NEW YORK (TheStreet) -- We are the value investors. Considered to be old, wrinkled curmudgeons of a bygone era by many, we have methodologies and beliefs that are often questioned, especially during huge market upswings.
That's when many of us go into hibernation, because we simply have difficulty finding companies that meet our stringent investment criteria. During these times, we are probably doing more selling than buying. Slow afoot and advanced in age, most of us don't even own computers; our calculations are made via the abacus, and all the financial data we need come from Value Line at the local library, since we are too cheap to buy our own subscription.

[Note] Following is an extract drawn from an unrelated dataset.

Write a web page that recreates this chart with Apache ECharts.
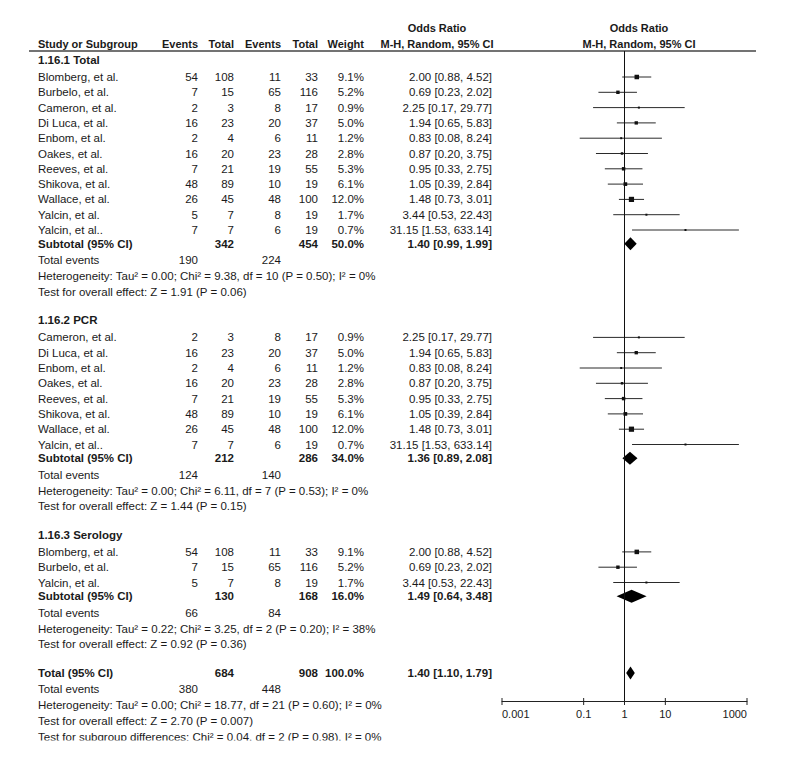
<!DOCTYPE html>
<html><head><meta charset="utf-8">
<script src="https://cdn.jsdelivr.net/npm/echarts@6/dist/echarts.min.js"></script>
<style>html,body{margin:0;padding:0;background:#fff}#chart{width:786px;height:760px}</style>
</head><body><div id="chart"></div>
<script>
const FONT = "'Liberation Sans', Arial, sans-serif";

const groupTitles = ['1.16.1 Total', '1.16.2 PCR', '1.16.3 Serology'];

// 1.16.1 Total
const g1Studies = ['Blomberg, et al.', 'Burbelo, et al.', 'Cameron, et al.', 'Di Luca, et al.', 'Enbom, et al.', 'Oakes, et al.', 'Reeves, et al.', 'Shikova, et al.', 'Wallace, et al.', 'Yalcin, et al.', 'Yalcin, et al..'];
const g1ExpEvents = [54, 7, 2, 16, 2, 16, 7, 48, 26, 5, 7];
const g1ExpTotal = [108, 15, 3, 23, 4, 20, 21, 89, 45, 7, 7];
const g1CtlEvents = [11, 65, 8, 20, 6, 23, 19, 10, 48, 8, 6];
const g1CtlTotal = [33, 116, 17, 37, 11, 28, 55, 19, 100, 19, 19];
const g1Weight = [9.1, 5.2, 0.9, 5.0, 1.2, 2.8, 5.3, 6.1, 12.0, 1.7, 0.7];
const g1OR = [2.00, 0.69, 2.25, 1.94, 0.83, 0.87, 0.95, 1.05, 1.48, 3.44, 31.15];
const g1Low = [0.88, 0.23, 0.17, 0.65, 0.08, 0.20, 0.33, 0.39, 0.73, 0.53, 1.53];
const g1High = [4.52, 2.02, 29.77, 5.83, 8.24, 3.75, 2.75, 2.84, 3.01, 22.43, 633.14];

// 1.16.2 PCR
const g2Studies = ['Cameron, et al.', 'Di Luca, et al.', 'Enbom, et al.', 'Oakes, et al.', 'Reeves, et al.', 'Shikova, et al.', 'Wallace, et al.', 'Yalcin, et al..'];
const g2ExpEvents = [2, 16, 2, 16, 7, 48, 26, 7];
const g2ExpTotal = [3, 23, 4, 20, 21, 89, 45, 7];
const g2CtlEvents = [8, 20, 6, 23, 19, 10, 48, 6];
const g2CtlTotal = [17, 37, 11, 28, 55, 19, 100, 19];
const g2Weight = [0.9, 5.0, 1.2, 2.8, 5.3, 6.1, 12.0, 0.7];
const g2OR = [2.25, 1.94, 0.83, 0.87, 0.95, 1.05, 1.48, 31.15];
const g2Low = [0.17, 0.65, 0.08, 0.20, 0.33, 0.39, 0.73, 1.53];
const g2High = [29.77, 5.83, 8.24, 3.75, 2.75, 2.84, 3.01, 633.14];

// 1.16.3 Serology
const g3Studies = ['Blomberg, et al.', 'Burbelo, et al.', 'Yalcin, et al.'];
const g3ExpEvents = [54, 7, 5];
const g3ExpTotal = [108, 15, 7];
const g3CtlEvents = [11, 65, 8];
const g3CtlTotal = [33, 116, 19];
const g3Weight = [9.1, 5.2, 1.7];
const g3OR = [2.00, 0.69, 3.44];
const g3Low = [0.88, 0.23, 0.53];
const g3High = [4.52, 2.02, 22.43];

// Subtotals per subgroup
const subExpTotal = [342, 212, 130];
const subCtlTotal = [454, 286, 168];
const subWeight = ['50.0%', '34.0%', '16.0%'];
const subOR = [1.40, 1.36, 1.49];
const subLow = [0.99, 0.89, 0.64];
const subHigh = [1.99, 2.08, 3.48];
const subExpEvents = [190, 124, 66];
const subCtlEvents = [224, 140, 84];
const subHeterogeneity = [
  'Heterogeneity: Tau² = 0.00; Chi² = 9.38, df = 10 (P = 0.50); I² = 0%',
  'Heterogeneity: Tau² = 0.00; Chi² = 6.11, df = 7 (P = 0.53); I² = 0%',
  'Heterogeneity: Tau² = 0.22; Chi² = 3.25, df = 2 (P = 0.20); I² = 38%'
];
const subEffect = [
  'Test for overall effect: Z = 1.91 (P = 0.06)',
  'Test for overall effect: Z = 1.44 (P = 0.15)',
  'Test for overall effect: Z = 0.92 (P = 0.36)'
];

// Overall
const totalExpTotal = 684;
const totalCtlTotal = 908;
const totalWeight = '100.0%';
const totalOR = 1.40;
const totalLow = 1.10;
const totalHigh = 1.79;
const totalExpEvents = 380;
const totalCtlEvents = 448;
const totalNotes = [
  'Heterogeneity: Tau² = 0.00; Chi² = 18.77, df = 21 (P = 0.60); I² = 0%',
  'Test for overall effect: Z = 2.70 (P = 0.007)',
  'Test for subgroup differences: Chi² = 0.04, df = 2 (P = 0.98), I² = 0%'
];

// Axis ticks
const tickValues = [0.001, 0.1, 1, 10, 1000];
const tickLabels = ['0.001', '0.1', '1', '10', '1000'];

// ---------- build rows ----------
const groups = [
  {studies: g1Studies, e1: g1ExpEvents, t1: g1ExpTotal, e2: g1CtlEvents, t2: g1CtlTotal, w: g1Weight, or: g1OR, lo: g1Low, hi: g1High},
  {studies: g2Studies, e1: g2ExpEvents, t1: g2ExpTotal, e2: g2CtlEvents, t2: g2CtlTotal, w: g2Weight, or: g2OR, lo: g2Low, hi: g2High},
  {studies: g3Studies, e1: g3ExpEvents, t1: g3ExpTotal, e2: g3CtlEvents, t2: g3CtlTotal, w: g3Weight, or: g3OR, lo: g3Low, hi: g3High}
];
const rows = [];
const push = (kind, o) => rows.push(Object.assign({kind}, o));
groups.forEach((g, gi) => {
  push('group', {label: groupTitles[gi]});
  g.studies.forEach((name, i) => push('study', {label: name, c1: g.e1[i], c2: g.t1[i], c3: g.e2[i], c4: g.t2[i], w: g.w[i], wText: g.w[i].toFixed(1) + '%', or: g.or[i], lo: g.lo[i], hi: g.hi[i]}));
  push('subtotal', {label: 'Subtotal (95% CI)', c2: subExpTotal[gi], c4: subCtlTotal[gi], wText: subWeight[gi], or: subOR[gi], lo: subLow[gi], hi: subHigh[gi]});
  push('events', {label: 'Total events', c1: subExpEvents[gi], c3: subCtlEvents[gi]});
  push('note', {label: subHeterogeneity[gi]});
  push('note', {label: subEffect[gi]});
});
push('subtotal', {label: 'Total (95% CI)', c2: totalExpTotal, c4: totalCtlTotal, wText: totalWeight, or: totalOR, lo: totalLow, hi: totalHigh});
push('events', {label: 'Total events', c1: totalExpEvents, c3: totalCtlEvents});
totalNotes.forEach(t => push('note', {label: t}));

// vertical layout (pixels from grid top)
const GAP = {'group>study': 17, 'study>study': 15.3, 'study>subtotal': 13.7, 'subtotal>events': 16.5,
  'events>note': 16, 'note>note': 15.7, 'note>group': 28.5, 'note>subtotal': 28.5};
let yy = 9;
rows.forEach((r, i) => {
  if (i > 0) yy += GAP[rows[i - 1].kind + '>' + r.kind] || 15.3;
  r.y = yy;
});
const Y_MAX = 650;

const fmt = v => v.toFixed(2);
const COL = {name: 38, c1: 198, c2: 234, c3: 281, c4: 318, w: 364, or: 492};
const TXT = '#1a1a1a';
const BODY_SIZE = 11.5;

function textEl(x, y, text, align, bold) {
  return {type: 'text', style: {x, y, text: String(text), font: (bold ? 'bold ' : '') + BODY_SIZE + 'px ' + FONT,
    fill: TXT, align, textAlign: align, verticalAlign: 'middle', textVerticalAlign: 'middle'}};
}

function renderText(params, api) {
  const r = rows[params.dataIndex];
  const y = api.coord([1, api.value(1)])[1];
  const bold = r.kind === 'group' || r.kind === 'subtotal';
  const ch = [textEl(COL.name, y, r.label, 'left', bold)];
  if (r.c1 != null) ch.push(textEl(COL.c1, y, r.c1, 'right', bold));
  if (r.c2 != null) ch.push(textEl(COL.c2, y, r.c2, 'right', bold));
  if (r.c3 != null) ch.push(textEl(COL.c3, y, r.c3, 'right', bold));
  if (r.c4 != null) ch.push(textEl(COL.c4, y, r.c4, 'right', bold));
  if (r.wText != null) ch.push(textEl(COL.w, y, r.wText, 'right', bold));
  if (r.or != null) ch.push(textEl(COL.or, y, fmt(r.or) + ' [' + fmt(r.lo) + ', ' + fmt(r.hi) + ']', 'right', bold));
  return {type: 'group', children: ch};
}

const markRows = rows.filter(r => r.kind === 'study' || r.kind === 'subtotal');
function renderMark(params, api) {
  const r = markRows[params.dataIndex];
  const y = api.value(1);
  const c = api.coord([api.value(0), y]);
  const pl = api.coord([api.value(2), y]);
  const ph = api.coord([api.value(3), y]);
  if (r.kind === 'study') {
    const s = Math.max(2, 1.5 * Math.sqrt(r.w));
    return {type: 'group', children: [
      {type: 'line', shape: {x1: pl[0], y1: pl[1], x2: ph[0], y2: ph[1]}, style: {stroke: '#2a2a2a', lineWidth: 1}},
      {type: 'rect', shape: {x: c[0] - s / 2, y: c[1] - s / 2, width: s, height: s}, style: {fill: '#111'}}
    ]};
  }
  const h = 6.5;
  return {type: 'polygon', shape: {points: [[pl[0], c[1]], [c[0], c[1] - h], [ph[0], c[1]], [c[0], c[1] + h]]}, style: {fill: '#000'}};
}

function renderTick(params, api) {
  const p = api.coord([api.value(0), Y_MAX]);
  return {type: 'line', shape: {x1: p[0], y1: p[1] - 3, x2: p[0], y2: p[1] + 4}, style: {stroke: '#222', lineWidth: 1}};
}

const chart = echarts.init(document.getElementById('chart'), null, {renderer: 'svg'});
const hdr = (x, y, text, align) => ({type: 'text', x, y, style: {text, font: 'bold 11px ' + FONT, fill: TXT, align, textAlign: align, verticalAlign: 'middle', textVerticalAlign: 'middle'}});
chart.setOption({
  animation: false,
  backgroundColor: '#fff',
  grid: {left: 502, right: 39, top: 51, height: 650},
  xAxis: {
    type: 'log', logBase: 10, min: 0.001, max: 1000, interval: 1, position: 'bottom',
    axisLine: {show: true, onZero: false, lineStyle: {color: '#222', width: 1}},
    axisTick: {show: false},
    splitLine: {show: false},
    axisLabel: {
      margin: 7, color: TXT, fontSize: 11, fontFamily: FONT,
      alignMinLabel: 'left', alignMaxLabel: 'right', showMinLabel: true, showMaxLabel: true,
      formatter: v => {
        const i = tickValues.findIndex(t => Math.abs(Math.log10(t) - Math.log10(v)) < 1e-6);
        return i >= 0 ? tickLabels[i] : '';
      }
    }
  },
  yAxis: {type: 'value', min: 0, max: Y_MAX, inverse: true, show: false},
  graphic: [
    hdr(437, 28, 'Odds Ratio', 'center'),
    hdr(639, 28, 'Odds Ratio', 'center'),
    hdr(38, 44, 'Study or Subgroup', 'left'),
    hdr(198, 44, 'Events', 'right'),
    hdr(234, 44, 'Total', 'right'),
    hdr(281, 44, 'Events', 'right'),
    hdr(318, 44, 'Total', 'right'),
    hdr(364, 44, 'Weight', 'right'),
    hdr(437, 44, 'M-H, Random, 95% CI', 'center'),
    hdr(639, 44, 'M-H, Random, 95% CI', 'center'),
    {type: 'line', shape: {x1: 29, y1: 51, x2: 756, y2: 51}, style: {stroke: '#444', lineWidth: 1.5}},
    {type: 'rect', z: 100, shape: {x: 0, y: 740.5, width: 786, height: 20}, style: {fill: '#fff'}}
  ],
  series: [
    {type: 'custom', name: 'table', renderItem: renderText, data: rows.map(r => [1, r.y]), clip: false, silent: true},
    {type: 'custom', name: 'forest', renderItem: renderMark, data: markRows.map(r => [r.or, r.y, r.lo, r.hi]), clip: false, silent: true,
      markLine: {silent: true, symbol: ['none', 'none'], label: {show: false}, lineStyle: {color: '#111', width: 1, type: 'solid'}, data: [{xAxis: 1}]}},
    {type: 'custom', name: 'ticks', renderItem: renderTick, data: tickValues.map(v => [v]), clip: false, silent: true}
  ]
});
</script></body></html>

When we argue that fundamentals still matter, we are told that the old metrics are hogwash. Price-to-earnings ratios, measures of free cash flow and multiples of tangible book value are meaningless in the new paradigm. None of those ancient benchmarks of value applies in the new world of investing.
As long a as a company can increase revenue, the bottom line really doesn't matter; as long as companies can provide the latest convenience, who cares whether they ever generate significant cash flow? As long as the chart continues to look good and investors continue to pile into the stock, what else matters?
If it's cool, if there's a buzz about it, then you must own it. If the online retailer floats the idea of delivering products to customers via drones, then buy some more. When they finally set up a distribution center on the moon, mortgage your house and buy even more.